Currently, this software is used in a B2B/industrial fashion, by giant companies doing complex, bespoke processes for other giant companies: engines that need to fit into a specified size hole in a chassis and have a predetermined displacement, aerospace parts that need to withstand specific stresses and hold exacting amounts of weight. But where are the toys? Why can’t individual and small-time entrepreneurs use this technology to create consumer electronics or accessories that look like they were imagined, manufactured on Mars?
At first shake, it seems like overengineering — do we really need to come up with 30 iterations of a doorbell or water bottle? No, of course we don’t. But what might happen if we did? Could we create a water bottle that never tips over, but also weighs less than a pound when empty? Could generative design offer out-of-the-box, never-before-imagined ideas to reduce the weight and consequently the shipping costs of our products? More efficiency also means less emissions as we ship our needs and wants from one side of the globe to another. This type of overengineering could help our warming planet — and look amazing and futuristic while doing so.

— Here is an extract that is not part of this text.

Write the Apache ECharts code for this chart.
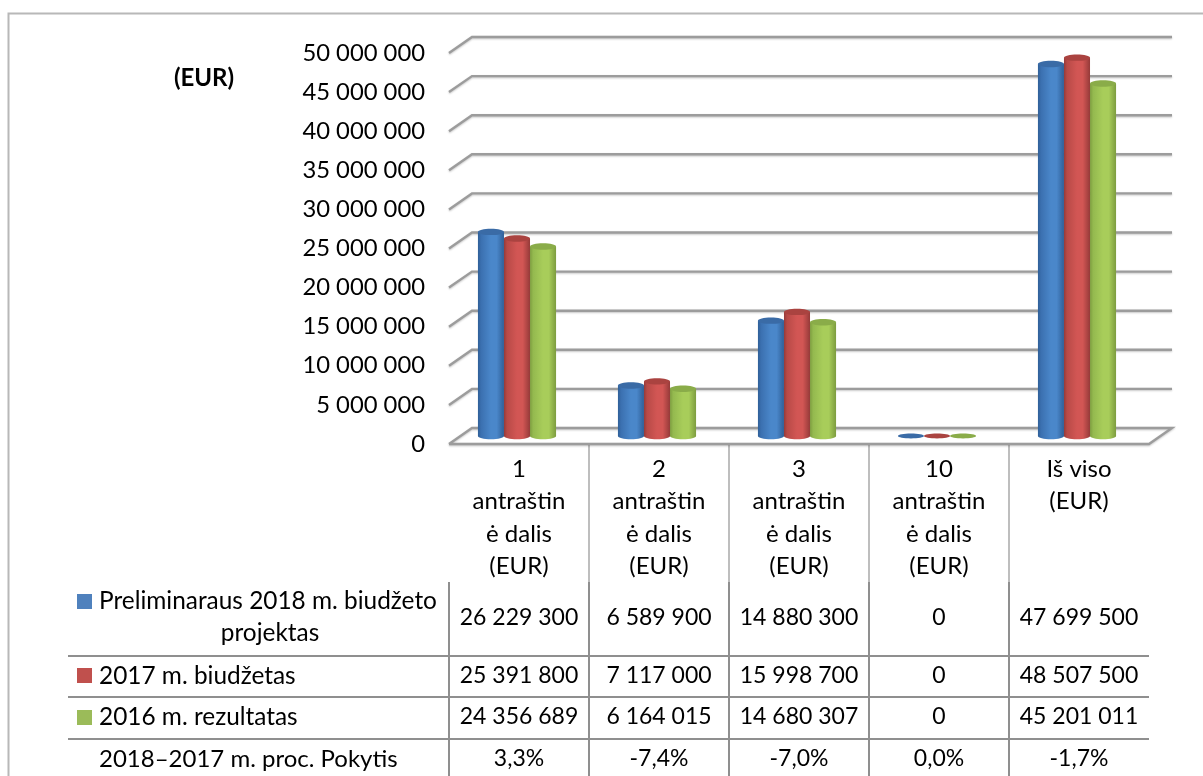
<!DOCTYPE html>
<html><head><meta charset="utf-8">
<style>html,body{margin:0;padding:0;background:#fff}#c{width:1203px;height:776px}</style>
<script src="https://cdn.jsdelivr.net/npm/echarts@6/dist/echarts.min.js"></script>
</head><body><div id="c"></div>
<script>
const categories = ['1\nantraštin\nė dalis\n(EUR)','2\nantraštin\nė dalis\n(EUR)','3\nantraštin\nė dalis\n(EUR)','10\nantraštin\nė dalis\n(EUR)','Iš viso\n(EUR)'];
const seriesNames = ['Preliminaraus 2018 m. biudžeto projektas','2017 m. biudžetas','2016 m. rezultatas'];
const budget2018 = [26229300, 6589900, 14880300, 0, 47699500];
const budget2017 = [25391800, 7117000, 15998700, 0, 48507500];
const result2016 = [24356689, 6164015, 14680307, 0, 45201011];
const changeRow = ['3,3%','-7,4%','-7,0%','0,0%','-1,7%'];
const changeName = '2018–2017 m. proc. Pokytis';
const yTicks = [0,5000000,10000000,15000000,20000000,25000000,30000000,35000000,40000000,45000000,50000000];

const FONT = 'Lato';
const fmt = v => String(v).replace(/\B(?=(\d{3})+(?!\d))/g, ' ');
const skins = [
  {edge:'#2f5f97', left:'#3b70b0', mid:'#4a87ca', top:'#3a6ba6'},
  {edge:'#953a39', left:'#b84a47', mid:'#d25654', top:'#aa4340'},
  {edge:'#7d9c3f', left:'#94b94f', mid:'#a8cd5a', top:'#8aac49'}
];
const GRID = {left:449, right:54, top:53, bottom:332};
const DX = 23, DY = 16, BAR = 0.186, RY = 3.2;

function cylinder(idx){
  return function(params, api){
    const v = api.value(1), p = api.coord([api.value(0), v]), p0 = api.coord([api.value(0), 0]);
    const band = api.size([1,0])[0], w = band*BAR;
    const cx = p[0] - 2 + (idx-1)*w;
    const yBot = p0[1] - DY/2, yTop = p[1] - DY/2 + (v > 0 ? 1 : 0), s = skins[idx];
    const fill = new echarts.graphic.LinearGradient(0,0,1,0,[
      {offset:0,color:s.edge},{offset:.12,color:s.left},{offset:.5,color:s.mid},{offset:.72,color:s.mid},{offset:1,color:s.edge}]);
    const kids = [];
    if (yBot - yTop > 0.5) {
      kids.push({type:'ellipse',shape:{cx,cy:yBot,rx:w/2,ry:RY},style:{fill}});
      kids.push({type:'rect',shape:{x:cx-w/2,y:yTop,width:w,height:yBot-yTop},style:{fill}});
    }
    kids.push({type:'ellipse',shape:{cx,cy:yTop,rx:w/2,ry:v>0?RY:2.4},style:{fill:s.top}});
    return {type:'group',children:kids};
  };
}
function gridWall(params, api){
  const v = api.value(1), a = api.coord([0,v]), b = api.coord([4,v]), band = api.size([1,0])[0];
  const xl = a[0]-band/2, xr = b[0]+band/2, y = a[1];
  const pts = [[xl,y],[xl+DX,y-DY],[xr+DX,y-DY]];
  if (v === 0) pts.push([xr,y],[xl,y]);
  return {type:'polyline',shape:{points:pts},style:{fill:null,stroke:'#9c9c9c',lineWidth:2.4,lineJoin:'miter',shadowColor:'rgba(0,0,0,.22)',shadowBlur:2,shadowOffsetY:1}};
}

const g = [];
const rowY = [618,676,717,759];
const colX = [519,659,799,939,1079];
const line = (x1,y1,x2,y2,stroke='#8f8f8f',w=2) => g.push({type:'line',silent:true,shape:{x1,y1,x2,y2},style:{stroke,lineWidth:w}});
// frame: only the left and top edges fall inside the picture
g.push({type:'rect',silent:true,shape:{x:8.5,y:13.5,width:1210,height:780},style:{fill:null,stroke:'#b8b8b8',lineWidth:2}});
// table rules
[656,697,739].forEach(y=>line(68,y,1149,y));
[589,729,869,1009].forEach(x=>{line(x,445,x,582,'#a8a8a8',1.5);line(x,582,x,776);});
line(449,582,449,776);
const txt = (text,x,y,align='center',size=23,weight='') => g.push({type:'text',silent:true,x,y,style:{text,textAlign:align,textVerticalAlign:'middle',fill:'#000',font:(weight+' '+size+'px '+FONT).trim()}});
// row values
[budget2018,budget2017,result2016].forEach((arr,r)=>arr.forEach((v,i)=>txt(fmt(v),colX[i],rowY[r])));
changeRow.forEach((t,i)=>txt(t,colX[i],rowY[3]));
// row headers and legend keys
const keyY = [601.5,675.5,717.5];
['#4f81bd','#c0504d','#9bbb59'].forEach((c,i)=>g.push({type:'rect',silent:true,shape:{x:77,y:keyY[i]-7.5,width:15,height:15},style:{fill:c}}));
txt('Preliminaraus 2018 m. biudžeto',99,601,'left',24.4);
txt('projektas',270,633,'center',24.4);
txt(seriesNames[1],99,676,'left',24.4);
txt(seriesNames[2],99,717,'left',24.4);
txt(changeName,99,759,'left',24);
txt('(EUR)',204,78,'center',24,'bold');

const chart = echarts.init(document.getElementById('c'),null,{renderer:'canvas'});
chart.setOption({
  animation:false,
  backgroundColor:'#fff',
  grid:GRID,
  xAxis:{type:'category',data:categories,axisLine:{show:false},axisTick:{show:false},
    axisLabel:{interval:0,margin:9,lineHeight:32.4,color:'#000',fontFamily:FONT,fontSize:24,align:'center'}},
  yAxis:{type:'value',min:0,max:50000000,interval:5000000,axisLine:{show:false},axisTick:{show:false},splitLine:{show:false},
    axisLabel:{margin:24,color:'#000',fontFamily:FONT,fontSize:23.8,formatter:fmt}},
  series:[
    {type:'custom',name:'grid',clip:false,silent:true,z:1,renderItem:gridWall,data:yTicks.map(t=>[0,t])},
    {type:'custom',name:seriesNames[0],clip:false,z:2,renderItem:cylinder(0),data:budget2018.map((v,i)=>[i,v])},
    {type:'custom',name:seriesNames[1],clip:false,z:3,renderItem:cylinder(1),data:budget2017.map((v,i)=>[i,v])},
    {type:'custom',name:seriesNames[2],clip:false,z:4,renderItem:cylinder(2),data:result2016.map((v,i)=>[i,v])}
  ],
  graphic:g
});
</script></body></html>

In my research, Fusion 360 came up as being a good option for those interested in generative design to get started especially if you’re already in the Autodesk ecosystem. However, it isn’t cheap ($1600) and there are other options that one could consider.
Rather than spending our energy debating whether AI art is legit, I hope we’ll all consider how generative design can help us create our own evolved structures. Right now, the best time and place for this tech isn’t when we have something to say — it’s when we have something to make.